Comment by grusgrus
14 hours ago
Consider that is mostly public headway. Behind the scenes the handover, mentorship, alignment I am sure was already happening for a while. E.g. you probably don't want the incoming CEO to have to immediately clean house or people might end up doubting their decisions, getting anxious or similar. The previous CEO can start retiring, moving people around to clear out possibly problematic leaders, break up internal "gangs" and ways of work - people will be more willing to accept their decision as they've been at the head for a while and have the trust. The new CEO comes in, group dynamics and rules are still fresh and building up between everyone, they don't have a black mark for firing anyone - to me it just feels like it would be a healthier and more mature transition.

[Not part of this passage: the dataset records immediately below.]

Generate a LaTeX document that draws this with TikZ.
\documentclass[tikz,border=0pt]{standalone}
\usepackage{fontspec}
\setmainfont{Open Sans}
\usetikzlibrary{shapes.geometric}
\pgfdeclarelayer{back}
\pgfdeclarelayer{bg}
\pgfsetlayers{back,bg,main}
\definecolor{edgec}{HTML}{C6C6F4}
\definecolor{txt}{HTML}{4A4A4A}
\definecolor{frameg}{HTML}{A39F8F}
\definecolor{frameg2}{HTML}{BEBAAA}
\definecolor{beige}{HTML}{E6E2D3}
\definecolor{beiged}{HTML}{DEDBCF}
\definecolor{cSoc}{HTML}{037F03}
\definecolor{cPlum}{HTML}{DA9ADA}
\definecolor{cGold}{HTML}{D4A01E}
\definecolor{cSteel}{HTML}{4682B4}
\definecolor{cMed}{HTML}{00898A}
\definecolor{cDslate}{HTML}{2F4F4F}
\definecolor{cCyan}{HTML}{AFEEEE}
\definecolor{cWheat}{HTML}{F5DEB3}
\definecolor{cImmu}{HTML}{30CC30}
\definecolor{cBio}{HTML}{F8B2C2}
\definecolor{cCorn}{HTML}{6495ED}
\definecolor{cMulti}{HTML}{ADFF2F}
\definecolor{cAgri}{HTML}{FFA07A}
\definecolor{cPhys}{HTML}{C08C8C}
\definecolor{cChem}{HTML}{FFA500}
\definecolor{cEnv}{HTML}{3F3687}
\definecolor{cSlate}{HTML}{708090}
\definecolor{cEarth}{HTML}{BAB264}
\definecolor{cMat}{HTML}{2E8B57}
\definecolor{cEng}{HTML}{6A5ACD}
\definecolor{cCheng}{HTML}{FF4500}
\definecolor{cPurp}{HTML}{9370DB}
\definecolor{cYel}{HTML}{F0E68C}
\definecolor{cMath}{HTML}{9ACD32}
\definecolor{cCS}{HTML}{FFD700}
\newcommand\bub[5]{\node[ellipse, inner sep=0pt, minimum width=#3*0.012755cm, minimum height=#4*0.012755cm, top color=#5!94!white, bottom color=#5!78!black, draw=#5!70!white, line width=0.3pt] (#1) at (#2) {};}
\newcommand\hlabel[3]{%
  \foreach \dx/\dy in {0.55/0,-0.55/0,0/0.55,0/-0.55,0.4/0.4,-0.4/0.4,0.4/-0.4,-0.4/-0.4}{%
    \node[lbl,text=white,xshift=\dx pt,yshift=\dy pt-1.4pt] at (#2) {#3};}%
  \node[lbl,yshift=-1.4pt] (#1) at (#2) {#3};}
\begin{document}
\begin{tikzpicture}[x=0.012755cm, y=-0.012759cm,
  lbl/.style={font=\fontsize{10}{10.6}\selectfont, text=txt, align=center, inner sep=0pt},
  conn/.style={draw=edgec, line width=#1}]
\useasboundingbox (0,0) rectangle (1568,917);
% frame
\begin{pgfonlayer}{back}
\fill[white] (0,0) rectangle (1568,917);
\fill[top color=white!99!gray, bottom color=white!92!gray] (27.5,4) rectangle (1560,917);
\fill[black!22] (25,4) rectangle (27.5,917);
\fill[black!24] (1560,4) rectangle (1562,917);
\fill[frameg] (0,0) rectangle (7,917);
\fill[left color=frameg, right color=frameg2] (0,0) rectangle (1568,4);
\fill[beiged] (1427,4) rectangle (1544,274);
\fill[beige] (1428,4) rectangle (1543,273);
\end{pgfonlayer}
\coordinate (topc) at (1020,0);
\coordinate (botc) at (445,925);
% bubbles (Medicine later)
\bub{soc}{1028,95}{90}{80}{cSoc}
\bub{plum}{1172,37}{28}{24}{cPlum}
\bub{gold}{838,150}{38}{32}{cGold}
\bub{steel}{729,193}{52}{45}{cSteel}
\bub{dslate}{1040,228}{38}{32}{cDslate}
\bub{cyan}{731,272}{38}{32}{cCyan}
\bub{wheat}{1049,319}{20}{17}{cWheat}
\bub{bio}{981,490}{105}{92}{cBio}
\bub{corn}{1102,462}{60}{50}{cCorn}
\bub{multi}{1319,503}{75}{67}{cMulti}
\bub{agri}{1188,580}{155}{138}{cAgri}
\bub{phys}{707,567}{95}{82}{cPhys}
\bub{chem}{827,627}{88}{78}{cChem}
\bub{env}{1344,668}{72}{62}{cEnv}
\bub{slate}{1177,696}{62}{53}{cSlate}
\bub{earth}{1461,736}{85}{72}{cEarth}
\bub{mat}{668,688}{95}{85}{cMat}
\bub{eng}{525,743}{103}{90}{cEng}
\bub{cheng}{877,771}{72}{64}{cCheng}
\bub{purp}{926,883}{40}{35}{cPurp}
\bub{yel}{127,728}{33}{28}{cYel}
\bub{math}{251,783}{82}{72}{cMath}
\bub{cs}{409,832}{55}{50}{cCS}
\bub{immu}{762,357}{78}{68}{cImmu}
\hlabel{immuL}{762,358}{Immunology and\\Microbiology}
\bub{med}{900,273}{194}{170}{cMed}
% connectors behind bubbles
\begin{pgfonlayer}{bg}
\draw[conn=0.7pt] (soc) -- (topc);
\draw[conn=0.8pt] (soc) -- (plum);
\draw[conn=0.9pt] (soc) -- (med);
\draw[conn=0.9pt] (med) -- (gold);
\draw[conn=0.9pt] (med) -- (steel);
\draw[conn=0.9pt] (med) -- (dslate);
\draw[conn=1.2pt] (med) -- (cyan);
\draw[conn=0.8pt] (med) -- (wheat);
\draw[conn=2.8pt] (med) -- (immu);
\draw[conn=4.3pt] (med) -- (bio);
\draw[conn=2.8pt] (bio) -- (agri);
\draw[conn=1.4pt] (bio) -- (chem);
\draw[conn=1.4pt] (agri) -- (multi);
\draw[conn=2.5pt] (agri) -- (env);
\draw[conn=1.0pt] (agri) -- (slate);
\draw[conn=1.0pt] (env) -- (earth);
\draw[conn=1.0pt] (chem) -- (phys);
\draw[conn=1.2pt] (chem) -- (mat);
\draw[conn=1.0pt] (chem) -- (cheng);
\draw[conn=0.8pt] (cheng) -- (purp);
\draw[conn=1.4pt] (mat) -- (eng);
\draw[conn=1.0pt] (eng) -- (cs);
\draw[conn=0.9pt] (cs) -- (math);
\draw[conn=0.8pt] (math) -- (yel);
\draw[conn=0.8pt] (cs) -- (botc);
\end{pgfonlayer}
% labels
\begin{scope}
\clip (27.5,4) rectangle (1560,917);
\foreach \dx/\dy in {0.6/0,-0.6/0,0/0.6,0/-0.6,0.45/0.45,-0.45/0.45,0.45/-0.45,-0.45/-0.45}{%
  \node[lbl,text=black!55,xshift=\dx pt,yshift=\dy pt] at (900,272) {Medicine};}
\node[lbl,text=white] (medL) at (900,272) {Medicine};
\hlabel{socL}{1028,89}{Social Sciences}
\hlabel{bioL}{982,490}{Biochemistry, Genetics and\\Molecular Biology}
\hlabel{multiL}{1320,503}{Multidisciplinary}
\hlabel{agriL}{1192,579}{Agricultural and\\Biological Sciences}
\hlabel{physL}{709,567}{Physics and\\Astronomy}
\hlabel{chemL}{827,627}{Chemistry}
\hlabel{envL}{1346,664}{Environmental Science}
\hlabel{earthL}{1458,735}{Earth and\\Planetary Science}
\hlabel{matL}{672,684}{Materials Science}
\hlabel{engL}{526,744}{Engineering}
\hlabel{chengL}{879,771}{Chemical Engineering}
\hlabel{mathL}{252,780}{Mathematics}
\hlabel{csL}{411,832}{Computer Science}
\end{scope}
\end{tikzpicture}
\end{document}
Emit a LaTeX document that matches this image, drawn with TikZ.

To support this I was thinking about (and obviously Googling these names because I definitely don't know them by heart, only that they recently left) the change of CFO Luca Maestri to Kevan Parekh, John Giannandrea being removed, Alan Dye leaving and being replaced with Steve Lemay.
So I take those 4 months more as like an FYI to the public than anything else. Though I am definitely not someone that knows corporate politics all that well (or at all), just mostly thinking out loud in response to your comment.
Yup. The rumor mill was talking about a CEO change for a while, and around the time you saw the rumors building you saw the departures you mentioned. Ternus was being mentioned as the likely successor at least back to November last year. So internally the shifts have already been happening for some time, only observable on the outside via the high profile departures.